The siege commanded international attention in a way few Vietnam battles had. Journalists and cameras were present; President Johnson kept a sand-table model of Khe Sanh in the Situation Room. The fear, never quite spoken aloud, was Dien Bien Phu — the 1954 French defeat at a similarly isolated outpost that had ended French rule in Indochina. The comparison was argued over, disputed, and ultimately rejected. Operation Pegasus, a ground relief operation launched on April 1, broke the siege. On July 5, 1968, the base was abandoned — its military value, in the end, deemed insufficient to justify holding it.

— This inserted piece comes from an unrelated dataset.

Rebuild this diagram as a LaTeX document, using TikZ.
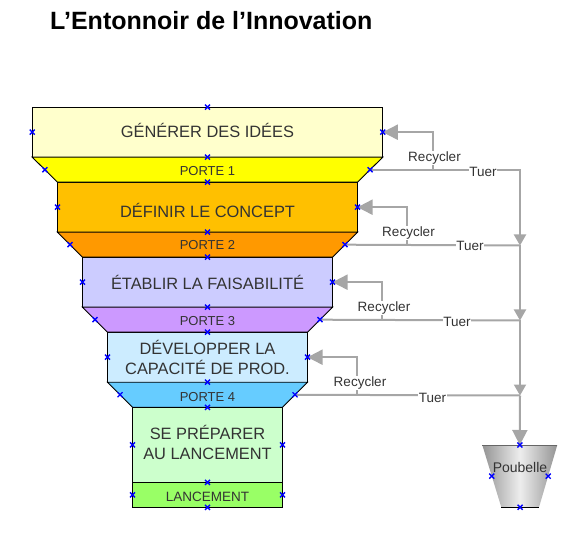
\documentclass[tikz,border=0pt]{standalone}
\usepackage{fontspec}
\setmainfont{Liberation Sans}
\usepackage{xcolor}
\usetikzlibrary{arrows.meta,shapes.misc}
\definecolor{linegray}{HTML}{A6A6A6}
\definecolor{txtgray}{HTML}{333333}
\definecolor{boxa}{HTML}{FFFFCC}
\definecolor{gatea}{HTML}{FFFF00}
\definecolor{boxb}{HTML}{FFC000}
\definecolor{gateb}{HTML}{FF9900}
\definecolor{boxc}{HTML}{CCCCFF}
\definecolor{gatec}{HTML}{CC99FF}
\definecolor{boxd}{HTML}{CCECFF}
\definecolor{gated}{HTML}{66CCFF}
\definecolor{boxe}{HTML}{CCFFCC}
\definecolor{launchgreen}{HTML}{99FF66}
\tikzset{
  stage/.style={draw=black, line width=0.9pt, inner sep=0pt, outer sep=0pt, text=txtgray, align=center, font=\fontsize{16.4}{20}\selectfont},
  gate/.style={draw=black, line width=0.9pt},
  gatetext/.style={inner sep=0pt, text=txtgray, font=\fontsize{13}{15}\selectfont},
  handle/.style={cross out, draw=blue, line width=1.4pt, minimum size=5pt, inner sep=0pt, outer sep=0pt},
  flow/.style={draw=linegray, line width=2pt},
  tip/.style={-{Triangle[length=15pt,width=15pt]}},
  smalltip/.style={-{Triangle[length=11pt,width=12pt]}},
  lbl/.style={fill=white, inner sep=0.5pt, text=txtgray, font=\fontsize{13.5}{15}\selectfont},
}
\begin{document}
\begin{tikzpicture}[x=1pt, y=-1pt]
    \useasboundingbox (0,0) rectangle (581,537);
    % title
    \node[anchor=west, inner sep=0pt, font=\fontsize{25}{30}\selectfont\bfseries] (title) at (50,21) {L’Entonnoir de l’Innovation};
    % stages
    \node[stage, fill=boxa, minimum width=350.5pt, minimum height=50pt, text depth=4pt] (box1) at (207.5,132.2) {GÉNÉRER DES IDÉES};
    \node[stage, fill=boxb, minimum width=300pt, minimum height=50pt, text height=20pt] (box2) at (207.5,207.2) {DÉFINIR LE CONCEPT};
    \node[stage, fill=boxc, minimum width=250pt, minimum height=50pt] (box3) at (207.5,282.2) {ÉTABLIR LA FAISABILITÉ};
    \node[stage, fill=boxd, minimum width=200pt, minimum height=50pt] (box4) at (207.5,357.2) {DÉVELOPPER LA\\CAPACITÉ DE PROD.};
    \node[stage, fill=boxe, minimum width=150pt, minimum height=75pt, text depth=4pt] (box5) at (207.5,444.8) {SE PRÉPARER\\AU LANCEMENT};
    \node[stage, fill=launchgreen, minimum width=150pt, minimum height=25pt, text height=14pt, font=\fontsize{13.5}{15}\selectfont] (launch) at (207.5,494.8) {LANCEMENT};
    % gates
    \draw[gate, fill=gatea] (box1.south west) -- coordinate[midway] (g1l) (box2.north west) -- (box2.north east) -- coordinate[midway] (g1r) (box1.south east) -- cycle;
    \draw[gate, fill=gateb] (box2.south west) -- coordinate[midway] (g2l) (box3.north west) -- (box3.north east) -- coordinate[midway] (g2r) (box2.south east) -- cycle;
    \draw[gate, fill=gatec] (box3.south west) -- coordinate[midway] (g3l) (box4.north west) -- (box4.north east) -- coordinate[midway] (g3r) (box3.south east) -- cycle;
    \draw[gate, fill=gated] (box4.south west) -- coordinate[midway] (g4l) (box5.north west) -- (box5.north east) -- coordinate[midway] (g4r) (box4.south east) -- cycle;
    \node[gatetext] (gate1) at (207.5,171.5) {PORTE 1};
    \node[gatetext] (gate2) at (207.5,245.5) {PORTE 2};
    \node[gatetext] (gate3) at (207.5,321) {PORTE 3};
    \node[gatetext] (gate4) at (207.5,397.5) {PORTE 4};
    % bin
    \coordinate (binA) at (482.3,445);
    \coordinate (binB) at (557.3,445);
    \coordinate (binC) at (539,507.3);
    \coordinate (binD) at (501.3,507.3);
    \shade[left color=black!42, right color=black!42, middle color=black!7] (binA) -- coordinate[midway] (binE) (binD) -- coordinate[midway] (binS) (binC) -- coordinate[midway] (binF) (binB) -- coordinate[midway] (binN) cycle;
    \draw[black!60, line width=1pt] (binA) -- (binB);
    \draw[black, line width=0.9pt] (binD) -- (binC);
    \node[gatetext, font=\fontsize{14}{16}\selectfont] (bin) at (520,467) {Poubelle};
    % junctions on the trunk
    \coordinate (j2) at (520,245.5);
    \coordinate (j3) at (520,320.5);
    \coordinate (j4) at (520,395.5);
    \coordinate (r1) at (433,170.2);
    \coordinate (r2) at (407,245);
    \coordinate (r3) at (382,320);
    \coordinate (r4) at (357,395);
    % kill lines
    \draw[flow, smalltip] (g1r) -| (j2);
    \draw[flow, smalltip] (j2) -- (j3);
    \draw[flow, smalltip] (j3) -- (j4);
    \draw[flow, tip] (j4) -- (binN);
    \draw[flow] (g2r) -- (j2);
    \draw[flow] (g3r) -- (j3);
    \draw[flow] (g4r) -- (j4);
    % recycle lines
    \draw[flow, tip] (r1) |- (box1.east);
    \draw[flow, tip] (r2) |- (box2.east);
    \draw[flow, tip] (r3) |- (box3.east);
    \draw[flow, tip] (r4) |- (box4.east);
    % labels
    \node[lbl] (rec1) at (434.5,158) {Recycler};
    \node[lbl] (rec2) at (408.5,233) {Recycler};
    \node[lbl] (rec3) at (384,308) {Recycler};
    \node[lbl] (rec4) at (360,383) {Recycler};
    \node[lbl] (kill1) at (483,171.5) {Tuer};
    \node[lbl] (kill2) at (470,246) {Tuer};
    \node[lbl] (kill3) at (457,321.5) {Tuer};
    \node[lbl] (kill4) at (432.5,397.5) {Tuer};
    % handles
    \foreach \h [count=\i] in {box1.north, box1.west, box1.east, box1.south, g1l, g1r,
        box2.north, box2.west, box2.east, box2.south, g2l, g2r,
        box3.north, box3.west, box3.east, box3.south, g3l, g3r,
        box4.north, box4.west, box4.east, box4.south, g4l, g4r,
        box5.north, box5.west, box5.east, box5.south,
        launch.west, launch.east, launch.south,
        binN, binE, binF, binS}
      \node[handle] (h\i) at (\h) {};
\end{tikzpicture}
\end{document}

The plateau was reactivated briefly in 1971 to support Operation Lam Son 719, the South Vietnamese incursion into Laos, and then abandoned again. A PAVN sapper attack in March 1971 killed three Americans and destroyed ammunition dumps and aircraft. The base was formally closed in April of that year. By 1973, PAVN engineers had rebuilt the airstrip and were using it for their own purposes.
Today most of what was once the combat base has been reclaimed by the landscape — by jungle undergrowth, and by the coffee and banana plants that local farmers cultivate across the old laterite plateau. A small museum on the site holds photographs, weapons, and the thick visitors' impression books that Vietnamese battlefield museums keep as a kind of ongoing testimony. Outside, a C-130 transport aircraft, a CH-47 Chinook helicopter, a UH-1 Huey, artillery pieces, and restored bunkers stand as static exhibits under the open sky.
Tours from Huế make the trip daily. Visitors walk the same ground where Marines once measured their world in meters of cleared wire, where young men from both sides died in an argument about territory that a general had once dismissed as nowhere. The coffee here is very good.
Khe Sanh Combat Base sits at 16.654°N, 106.731°E on the Xom Cham Plateau in northwest Quảng Trị Province, roughly 65km west of the coast. At 5,000–8,000 feet, the old airstrip — now partially restored — is clearly visible as a cleared strip running roughly east-west across the plateau, with the surrounding hills (881S to the northwest, 861 to the north) rising above it. The Rao Quan River valley is visible to the south. Nearest airport is Dong Hoi (VDH), approximately 75km to the northeast. On clear days, the Laotian border terrain is visible to the west. Morning fog frequently fills the valley below; the plateau itself is typically clear by mid-morning.